-- Data shown --
------------

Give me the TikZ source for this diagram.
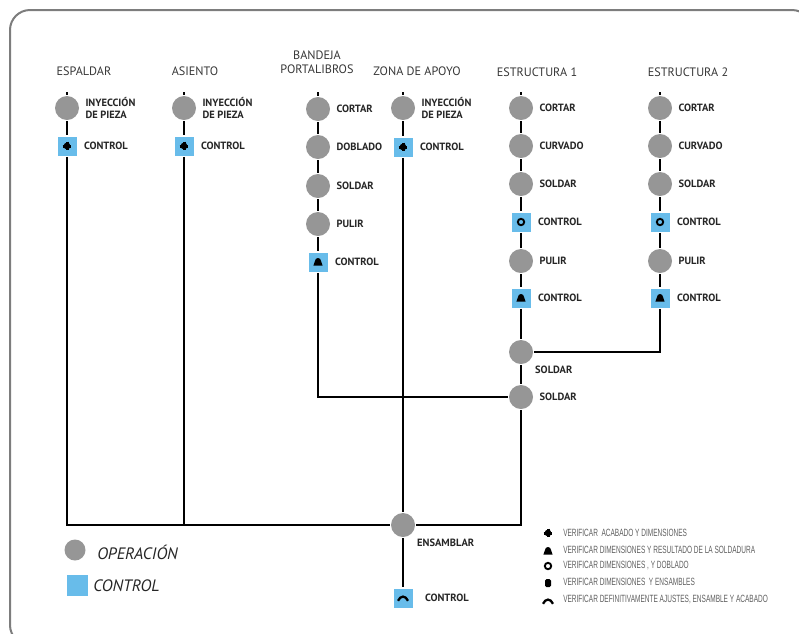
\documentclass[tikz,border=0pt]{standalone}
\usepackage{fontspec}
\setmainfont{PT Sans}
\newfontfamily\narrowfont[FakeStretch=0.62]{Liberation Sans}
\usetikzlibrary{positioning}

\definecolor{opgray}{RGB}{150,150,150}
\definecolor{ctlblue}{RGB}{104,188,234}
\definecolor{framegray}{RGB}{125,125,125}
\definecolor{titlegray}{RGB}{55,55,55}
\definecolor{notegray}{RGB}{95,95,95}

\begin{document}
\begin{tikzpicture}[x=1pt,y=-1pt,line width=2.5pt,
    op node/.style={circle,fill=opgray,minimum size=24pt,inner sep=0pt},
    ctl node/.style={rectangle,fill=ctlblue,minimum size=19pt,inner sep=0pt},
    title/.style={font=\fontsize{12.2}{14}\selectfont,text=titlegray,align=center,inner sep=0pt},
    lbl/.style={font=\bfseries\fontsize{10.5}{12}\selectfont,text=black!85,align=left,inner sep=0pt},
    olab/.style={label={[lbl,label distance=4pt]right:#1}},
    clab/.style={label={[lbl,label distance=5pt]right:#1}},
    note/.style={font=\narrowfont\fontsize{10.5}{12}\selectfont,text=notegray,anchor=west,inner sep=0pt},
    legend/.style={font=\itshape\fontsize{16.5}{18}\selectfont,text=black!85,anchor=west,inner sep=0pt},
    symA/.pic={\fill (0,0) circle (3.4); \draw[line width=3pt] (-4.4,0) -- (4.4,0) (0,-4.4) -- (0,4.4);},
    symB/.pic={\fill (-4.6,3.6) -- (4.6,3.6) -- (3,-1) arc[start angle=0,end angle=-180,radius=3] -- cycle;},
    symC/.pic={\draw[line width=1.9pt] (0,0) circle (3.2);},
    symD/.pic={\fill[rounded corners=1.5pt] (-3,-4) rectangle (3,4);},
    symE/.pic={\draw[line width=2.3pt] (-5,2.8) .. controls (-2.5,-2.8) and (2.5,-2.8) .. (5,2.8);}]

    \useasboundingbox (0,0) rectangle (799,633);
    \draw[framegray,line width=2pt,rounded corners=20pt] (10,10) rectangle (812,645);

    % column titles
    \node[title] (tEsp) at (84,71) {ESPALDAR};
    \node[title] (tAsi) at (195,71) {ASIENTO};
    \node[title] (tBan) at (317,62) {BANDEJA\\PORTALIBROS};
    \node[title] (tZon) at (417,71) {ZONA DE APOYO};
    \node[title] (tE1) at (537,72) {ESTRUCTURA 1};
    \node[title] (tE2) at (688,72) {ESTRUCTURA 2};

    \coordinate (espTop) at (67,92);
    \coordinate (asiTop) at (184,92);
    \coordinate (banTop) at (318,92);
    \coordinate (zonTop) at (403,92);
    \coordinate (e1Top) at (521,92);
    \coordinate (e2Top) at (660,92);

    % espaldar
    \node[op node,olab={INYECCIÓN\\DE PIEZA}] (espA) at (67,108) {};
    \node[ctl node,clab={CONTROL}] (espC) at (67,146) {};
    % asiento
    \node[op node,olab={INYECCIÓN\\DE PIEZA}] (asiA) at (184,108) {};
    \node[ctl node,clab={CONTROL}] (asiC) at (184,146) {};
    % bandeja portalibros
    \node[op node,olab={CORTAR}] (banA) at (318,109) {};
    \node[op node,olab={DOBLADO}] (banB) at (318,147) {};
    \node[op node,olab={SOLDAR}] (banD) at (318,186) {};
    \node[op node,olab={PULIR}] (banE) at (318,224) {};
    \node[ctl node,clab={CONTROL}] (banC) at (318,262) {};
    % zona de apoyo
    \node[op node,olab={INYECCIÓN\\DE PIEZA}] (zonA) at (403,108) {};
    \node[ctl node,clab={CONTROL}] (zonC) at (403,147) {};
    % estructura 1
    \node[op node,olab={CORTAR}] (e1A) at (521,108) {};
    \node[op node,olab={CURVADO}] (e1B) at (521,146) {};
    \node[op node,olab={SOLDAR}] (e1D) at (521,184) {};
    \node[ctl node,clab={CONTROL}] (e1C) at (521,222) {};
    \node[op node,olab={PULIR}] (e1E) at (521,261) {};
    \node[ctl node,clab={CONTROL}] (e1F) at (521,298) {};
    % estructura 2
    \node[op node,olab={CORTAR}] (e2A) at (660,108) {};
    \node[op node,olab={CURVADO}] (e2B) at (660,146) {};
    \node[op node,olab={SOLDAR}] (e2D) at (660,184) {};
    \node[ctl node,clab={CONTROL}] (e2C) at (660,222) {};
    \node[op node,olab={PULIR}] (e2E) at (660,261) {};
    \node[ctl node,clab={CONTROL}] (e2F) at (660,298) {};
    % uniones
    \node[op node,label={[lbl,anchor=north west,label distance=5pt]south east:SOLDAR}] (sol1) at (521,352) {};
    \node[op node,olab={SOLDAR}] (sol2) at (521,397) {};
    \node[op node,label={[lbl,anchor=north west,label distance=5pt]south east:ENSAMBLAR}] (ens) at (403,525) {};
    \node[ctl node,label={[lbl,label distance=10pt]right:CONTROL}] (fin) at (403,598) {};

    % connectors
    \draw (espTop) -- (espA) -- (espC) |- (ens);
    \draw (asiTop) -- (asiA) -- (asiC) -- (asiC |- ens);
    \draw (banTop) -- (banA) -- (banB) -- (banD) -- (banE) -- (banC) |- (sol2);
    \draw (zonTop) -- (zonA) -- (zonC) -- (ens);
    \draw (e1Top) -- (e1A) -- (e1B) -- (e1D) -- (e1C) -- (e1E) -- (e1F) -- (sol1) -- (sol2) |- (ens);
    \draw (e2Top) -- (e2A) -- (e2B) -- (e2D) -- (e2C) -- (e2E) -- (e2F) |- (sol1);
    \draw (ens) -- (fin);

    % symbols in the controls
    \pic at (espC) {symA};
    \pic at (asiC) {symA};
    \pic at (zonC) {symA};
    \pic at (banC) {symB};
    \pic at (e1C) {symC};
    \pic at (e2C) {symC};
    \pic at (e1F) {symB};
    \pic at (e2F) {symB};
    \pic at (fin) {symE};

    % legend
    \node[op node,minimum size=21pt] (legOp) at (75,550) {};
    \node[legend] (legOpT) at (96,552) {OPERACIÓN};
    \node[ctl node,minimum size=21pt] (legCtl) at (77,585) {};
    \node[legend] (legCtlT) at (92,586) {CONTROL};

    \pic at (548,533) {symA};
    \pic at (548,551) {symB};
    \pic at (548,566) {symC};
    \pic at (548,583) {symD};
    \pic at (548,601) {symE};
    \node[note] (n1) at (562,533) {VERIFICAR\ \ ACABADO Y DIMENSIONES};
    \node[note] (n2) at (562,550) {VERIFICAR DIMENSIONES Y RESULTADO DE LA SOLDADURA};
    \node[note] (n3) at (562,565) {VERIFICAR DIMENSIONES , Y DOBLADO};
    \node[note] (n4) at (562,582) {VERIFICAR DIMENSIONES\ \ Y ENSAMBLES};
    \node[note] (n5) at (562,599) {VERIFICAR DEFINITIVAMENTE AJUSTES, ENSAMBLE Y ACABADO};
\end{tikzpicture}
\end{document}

------------

-- Request --
Leave out the pictures and print every line of the data exactly.

-- Solution for this exercise --
Give me the TikZ source for this diagram.
\documentclass[tikz,border=0pt]{standalone}
\usepackage{fontspec}
\setmainfont{PT Sans}
\newfontfamily\narrowfont[FakeStretch=0.62]{Liberation Sans}
\usetikzlibrary{positioning}

\definecolor{opgray}{RGB}{150,150,150}
\definecolor{ctlblue}{RGB}{104,188,234}
\definecolor{framegray}{RGB}{125,125,125}
\definecolor{titlegray}{RGB}{55,55,55}
\definecolor{notegray}{RGB}{95,95,95}

\begin{document}
\begin{tikzpicture}[x=1pt,y=-1pt,line width=2.5pt,
    op node/.style={circle,fill=opgray,minimum size=24pt,inner sep=0pt},
    ctl node/.style={rectangle,fill=ctlblue,minimum size=19pt,inner sep=0pt},
    title/.style={font=\fontsize{12.2}{14}\selectfont,text=titlegray,align=center,inner sep=0pt},
    lbl/.style={font=\bfseries\fontsize{10.5}{12}\selectfont,text=black!85,align=left,inner sep=0pt},
    olab/.style={label={[lbl,label distance=4pt]right:#1}},
    clab/.style={label={[lbl,label distance=5pt]right:#1}},
    note/.style={font=\narrowfont\fontsize{10.5}{12}\selectfont,text=notegray,anchor=west,inner sep=0pt},
    legend/.style={font=\itshape\fontsize{16.5}{18}\selectfont,text=black!85,anchor=west,inner sep=0pt},
    symA/.pic={\fill (0,0) circle (3.4); \draw[line width=3pt] (-4.4,0) -- (4.4,0) (0,-4.4) -- (0,4.4);},
    symB/.pic={\fill (-4.6,3.6) -- (4.6,3.6) -- (3,-1) arc[start angle=0,end angle=-180,radius=3] -- cycle;},
    symC/.pic={\draw[line width=1.9pt] (0,0) circle (3.2);},
    symD/.pic={\fill[rounded corners=1.5pt] (-3,-4) rectangle (3,4);},
    symE/.pic={\draw[line width=2.3pt] (-5,2.8) .. controls (-2.5,-2.8) and (2.5,-2.8) .. (5,2.8);}]

    \useasboundingbox (0,0) rectangle (799,633);
    \draw[framegray,line width=2pt,rounded corners=20pt] (10,10) rectangle (812,645);

    % column titles
    \node[title] (tEsp) at (84,71) {ESPALDAR};
    \node[title] (tAsi) at (195,71) {ASIENTO};
    \node[title] (tBan) at (317,62) {BANDEJA\\PORTALIBROS};
    \node[title] (tZon) at (417,71) {ZONA DE APOYO};
    \node[title] (tE1) at (537,72) {ESTRUCTURA 1};
    \node[title] (tE2) at (688,72) {ESTRUCTURA 2};

    \coordinate (espTop) at (67,92);
    \coordinate (asiTop) at (184,92);
    \coordinate (banTop) at (318,92);
    \coordinate (zonTop) at (403,92);
    \coordinate (e1Top) at (521,92);
    \coordinate (e2Top) at (660,92);

    % espaldar
    \node[op node,olab={INYECCIÓN\\DE PIEZA}] (espA) at (67,108) {};
    \node[ctl node,clab={CONTROL}] (espC) at (67,146) {};
    % asiento
    \node[op node,olab={INYECCIÓN\\DE PIEZA}] (asiA) at (184,108) {};
    \node[ctl node,clab={CONTROL}] (asiC) at (184,146) {};
    % bandeja portalibros
    \node[op node,olab={CORTAR}] (banA) at (318,109) {};
    \node[op node,olab={DOBLADO}] (banB) at (318,147) {};
    \node[op node,olab={SOLDAR}] (banD) at (318,186) {};
    \node[op node,olab={PULIR}] (banE) at (318,224) {};
    \node[ctl node,clab={CONTROL}] (banC) at (318,262) {};
    % zona de apoyo
    \node[op node,olab={INYECCIÓN\\DE PIEZA}] (zonA) at (403,108) {};
    \node[ctl node,clab={CONTROL}] (zonC) at (403,147) {};
    % estructura 1
    \node[op node,olab={CORTAR}] (e1A) at (521,108) {};
    \node[op node,olab={CURVADO}] (e1B) at (521,146) {};
    \node[op node,olab={SOLDAR}] (e1D) at (521,184) {};
    \node[ctl node,clab={CONTROL}] (e1C) at (521,222) {};
    \node[op node,olab={PULIR}] (e1E) at (521,261) {};
    \node[ctl node,clab={CONTROL}] (e1F) at (521,298) {};
    % estructura 2
    \node[op node,olab={CORTAR}] (e2A) at (660,108) {};
    \node[op node,olab={CURVADO}] (e2B) at (660,146) {};
    \node[op node,olab={SOLDAR}] (e2D) at (660,184) {};
    \node[ctl node,clab={CONTROL}] (e2C) at (660,222) {};
    \node[op node,olab={PULIR}] (e2E) at (660,261) {};
    \node[ctl node,clab={CONTROL}] (e2F) at (660,298) {};
    % uniones
    \node[op node,label={[lbl,anchor=north west,label distance=5pt]south east:SOLDAR}] (sol1) at (521,352) {};
    \node[op node,olab={SOLDAR}] (sol2) at (521,397) {};
    \node[op node,label={[lbl,anchor=north west,label distance=5pt]south east:ENSAMBLAR}] (ens) at (403,525) {};
    \node[ctl node,label={[lbl,label distance=10pt]right:CONTROL}] (fin) at (403,598) {};

    % connectors
    \draw (espTop) -- (espA) -- (espC) |- (ens);
    \draw (asiTop) -- (asiA) -- (asiC) -- (asiC |- ens);
    \draw (banTop) -- (banA) -- (banB) -- (banD) -- (banE) -- (banC) |- (sol2);
    \draw (zonTop) -- (zonA) -- (zonC) -- (ens);
    \draw (e1Top) -- (e1A) -- (e1B) -- (e1D) -- (e1C) -- (e1E) -- (e1F) -- (sol1) -- (sol2) |- (ens);
    \draw (e2Top) -- (e2A) -- (e2B) -- (e2D) -- (e2C) -- (e2E) -- (e2F) |- (sol1);
    \draw (ens) -- (fin);

    % symbols in the controls
    \pic at (espC) {symA};
    \pic at (asiC) {symA};
    \pic at (zonC) {symA};
    \pic at (banC) {symB};
    \pic at (e1C) {symC};
    \pic at (e2C) {symC};
    \pic at (e1F) {symB};
    \pic at (e2F) {symB};
    \pic at (fin) {symE};

    % legend
    \node[op node,minimum size=21pt] (legOp) at (75,550) {};
    \node[legend] (legOpT) at (96,552) {OPERACIÓN};
    \node[ctl node,minimum size=21pt] (legCtl) at (77,585) {};
    \node[legend] (legCtlT) at (92,586) {CONTROL};

    \pic at (548,533) {symA};
    \pic at (548,551) {symB};
    \pic at (548,566) {symC};
    \pic at (548,583) {symD};
    \pic at (548,601) {symE};
    \node[note] (n1) at (562,533) {VERIFICAR\ \ ACABADO Y DIMENSIONES};
    \node[note] (n2) at (562,550) {VERIFICAR DIMENSIONES Y RESULTADO DE LA SOLDADURA};
    \node[note] (n3) at (562,565) {VERIFICAR DIMENSIONES , Y DOBLADO};
    \node[note] (n4) at (562,582) {VERIFICAR DIMENSIONES\ \ Y ENSAMBLES};
    \node[note] (n5) at (562,599) {VERIFICAR DEFINITIVAMENTE AJUSTES, ENSAMBLE Y ACABADO};
\end{tikzpicture}
\end{document}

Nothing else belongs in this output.